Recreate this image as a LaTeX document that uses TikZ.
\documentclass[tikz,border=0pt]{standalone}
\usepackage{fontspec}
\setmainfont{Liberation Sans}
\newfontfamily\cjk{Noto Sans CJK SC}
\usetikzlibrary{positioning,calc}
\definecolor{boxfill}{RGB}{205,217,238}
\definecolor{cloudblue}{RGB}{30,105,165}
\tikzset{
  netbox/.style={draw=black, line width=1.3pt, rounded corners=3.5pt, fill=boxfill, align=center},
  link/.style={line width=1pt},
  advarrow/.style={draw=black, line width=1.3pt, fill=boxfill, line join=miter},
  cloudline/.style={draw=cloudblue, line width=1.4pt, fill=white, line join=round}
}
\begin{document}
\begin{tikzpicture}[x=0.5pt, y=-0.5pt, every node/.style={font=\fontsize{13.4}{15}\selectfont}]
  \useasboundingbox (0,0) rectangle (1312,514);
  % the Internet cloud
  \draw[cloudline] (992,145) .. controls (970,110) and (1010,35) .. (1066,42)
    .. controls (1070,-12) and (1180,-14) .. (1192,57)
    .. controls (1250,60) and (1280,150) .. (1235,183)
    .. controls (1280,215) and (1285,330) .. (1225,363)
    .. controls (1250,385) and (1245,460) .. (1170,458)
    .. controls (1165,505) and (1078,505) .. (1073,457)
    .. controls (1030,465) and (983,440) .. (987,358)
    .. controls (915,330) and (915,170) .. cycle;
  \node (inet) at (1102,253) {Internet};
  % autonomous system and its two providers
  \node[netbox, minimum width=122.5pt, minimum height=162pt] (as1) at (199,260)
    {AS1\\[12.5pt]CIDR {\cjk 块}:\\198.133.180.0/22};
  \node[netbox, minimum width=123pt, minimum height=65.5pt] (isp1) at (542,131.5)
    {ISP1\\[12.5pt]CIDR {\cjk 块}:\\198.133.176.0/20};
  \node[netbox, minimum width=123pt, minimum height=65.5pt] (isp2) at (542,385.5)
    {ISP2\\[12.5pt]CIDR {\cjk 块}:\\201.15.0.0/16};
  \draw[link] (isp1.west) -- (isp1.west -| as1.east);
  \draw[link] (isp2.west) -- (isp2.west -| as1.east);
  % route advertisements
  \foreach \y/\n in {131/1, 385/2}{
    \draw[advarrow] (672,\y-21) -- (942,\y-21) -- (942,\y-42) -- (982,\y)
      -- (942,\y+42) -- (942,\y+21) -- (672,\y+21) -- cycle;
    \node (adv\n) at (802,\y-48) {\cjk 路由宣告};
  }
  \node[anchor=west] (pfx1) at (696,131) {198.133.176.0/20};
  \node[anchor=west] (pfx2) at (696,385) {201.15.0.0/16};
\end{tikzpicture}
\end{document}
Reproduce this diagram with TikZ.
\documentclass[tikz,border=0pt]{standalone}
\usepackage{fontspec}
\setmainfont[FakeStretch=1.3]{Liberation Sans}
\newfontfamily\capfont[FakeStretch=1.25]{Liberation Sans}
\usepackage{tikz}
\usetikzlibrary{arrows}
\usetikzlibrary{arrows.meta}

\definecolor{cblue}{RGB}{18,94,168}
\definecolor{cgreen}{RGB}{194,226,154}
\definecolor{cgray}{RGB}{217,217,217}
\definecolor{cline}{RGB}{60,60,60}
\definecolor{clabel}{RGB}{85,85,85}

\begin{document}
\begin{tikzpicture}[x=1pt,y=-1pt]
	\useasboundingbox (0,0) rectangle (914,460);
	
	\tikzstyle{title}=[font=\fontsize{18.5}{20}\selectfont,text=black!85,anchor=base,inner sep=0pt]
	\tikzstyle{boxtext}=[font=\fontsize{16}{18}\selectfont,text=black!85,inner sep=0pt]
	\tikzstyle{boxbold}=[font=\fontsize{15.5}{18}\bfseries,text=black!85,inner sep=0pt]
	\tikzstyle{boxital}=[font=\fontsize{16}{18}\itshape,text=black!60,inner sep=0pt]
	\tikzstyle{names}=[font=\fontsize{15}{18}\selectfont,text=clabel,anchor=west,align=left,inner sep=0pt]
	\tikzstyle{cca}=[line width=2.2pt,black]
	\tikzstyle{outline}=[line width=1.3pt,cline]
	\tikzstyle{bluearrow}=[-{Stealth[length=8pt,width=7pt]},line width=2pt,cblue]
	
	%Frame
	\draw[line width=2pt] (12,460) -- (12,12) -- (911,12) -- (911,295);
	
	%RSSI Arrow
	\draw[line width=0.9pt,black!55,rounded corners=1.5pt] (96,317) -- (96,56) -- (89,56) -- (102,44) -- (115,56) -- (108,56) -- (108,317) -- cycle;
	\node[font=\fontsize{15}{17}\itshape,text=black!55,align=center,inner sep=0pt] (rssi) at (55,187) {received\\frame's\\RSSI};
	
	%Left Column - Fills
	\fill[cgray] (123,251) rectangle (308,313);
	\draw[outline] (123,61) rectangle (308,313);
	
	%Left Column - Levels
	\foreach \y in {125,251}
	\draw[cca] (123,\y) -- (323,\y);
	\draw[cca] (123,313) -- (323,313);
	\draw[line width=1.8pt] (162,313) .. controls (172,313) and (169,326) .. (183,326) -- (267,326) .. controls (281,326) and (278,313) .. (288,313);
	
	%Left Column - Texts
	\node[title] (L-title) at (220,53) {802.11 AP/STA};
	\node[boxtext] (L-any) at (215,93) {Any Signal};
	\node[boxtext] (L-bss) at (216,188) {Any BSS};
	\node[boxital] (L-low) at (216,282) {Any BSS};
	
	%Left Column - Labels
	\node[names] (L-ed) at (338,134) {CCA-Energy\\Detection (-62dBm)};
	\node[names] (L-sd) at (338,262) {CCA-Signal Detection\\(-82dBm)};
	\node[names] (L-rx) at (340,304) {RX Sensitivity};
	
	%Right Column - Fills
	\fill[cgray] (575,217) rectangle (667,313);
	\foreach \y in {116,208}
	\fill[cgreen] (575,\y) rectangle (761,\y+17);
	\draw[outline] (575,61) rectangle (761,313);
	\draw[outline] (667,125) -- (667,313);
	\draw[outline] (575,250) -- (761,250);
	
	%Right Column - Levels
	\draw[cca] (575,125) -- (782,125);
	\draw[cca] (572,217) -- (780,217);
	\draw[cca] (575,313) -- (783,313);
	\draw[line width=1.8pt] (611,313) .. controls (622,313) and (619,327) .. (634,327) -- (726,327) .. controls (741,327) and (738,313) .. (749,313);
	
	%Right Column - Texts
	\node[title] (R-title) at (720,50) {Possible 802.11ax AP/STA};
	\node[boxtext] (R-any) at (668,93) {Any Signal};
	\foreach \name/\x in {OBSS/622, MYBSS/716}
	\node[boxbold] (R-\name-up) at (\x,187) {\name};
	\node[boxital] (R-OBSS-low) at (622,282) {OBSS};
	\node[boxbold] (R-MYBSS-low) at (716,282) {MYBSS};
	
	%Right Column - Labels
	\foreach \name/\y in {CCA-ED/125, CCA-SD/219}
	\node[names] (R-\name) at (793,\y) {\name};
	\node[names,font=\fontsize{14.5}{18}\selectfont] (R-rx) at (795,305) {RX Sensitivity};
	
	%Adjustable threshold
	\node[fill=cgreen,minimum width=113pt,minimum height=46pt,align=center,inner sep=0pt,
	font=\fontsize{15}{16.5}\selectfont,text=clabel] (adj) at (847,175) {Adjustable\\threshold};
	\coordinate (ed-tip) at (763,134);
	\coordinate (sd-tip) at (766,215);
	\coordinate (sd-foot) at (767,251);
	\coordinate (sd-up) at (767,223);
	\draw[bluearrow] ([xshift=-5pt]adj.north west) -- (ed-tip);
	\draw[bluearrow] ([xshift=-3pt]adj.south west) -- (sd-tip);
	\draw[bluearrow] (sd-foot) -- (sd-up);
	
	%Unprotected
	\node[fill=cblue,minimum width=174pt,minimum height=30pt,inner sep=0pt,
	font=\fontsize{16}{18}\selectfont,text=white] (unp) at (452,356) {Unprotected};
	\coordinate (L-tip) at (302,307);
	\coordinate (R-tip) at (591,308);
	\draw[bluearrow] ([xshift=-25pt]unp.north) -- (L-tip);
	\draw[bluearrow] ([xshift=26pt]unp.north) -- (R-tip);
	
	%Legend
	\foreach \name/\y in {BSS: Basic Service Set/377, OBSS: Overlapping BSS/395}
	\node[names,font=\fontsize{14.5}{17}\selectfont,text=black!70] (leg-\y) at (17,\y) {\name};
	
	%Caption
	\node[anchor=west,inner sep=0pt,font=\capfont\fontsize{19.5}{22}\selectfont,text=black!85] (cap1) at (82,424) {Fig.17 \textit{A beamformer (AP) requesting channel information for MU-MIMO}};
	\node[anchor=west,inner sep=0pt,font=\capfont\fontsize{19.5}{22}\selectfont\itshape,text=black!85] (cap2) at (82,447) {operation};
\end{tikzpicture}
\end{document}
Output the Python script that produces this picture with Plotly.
******************************
Copy all lines from the material that hold "with".

Reproduce this diagram with TikZ.
Output the Python script that produces this picture with Plotly.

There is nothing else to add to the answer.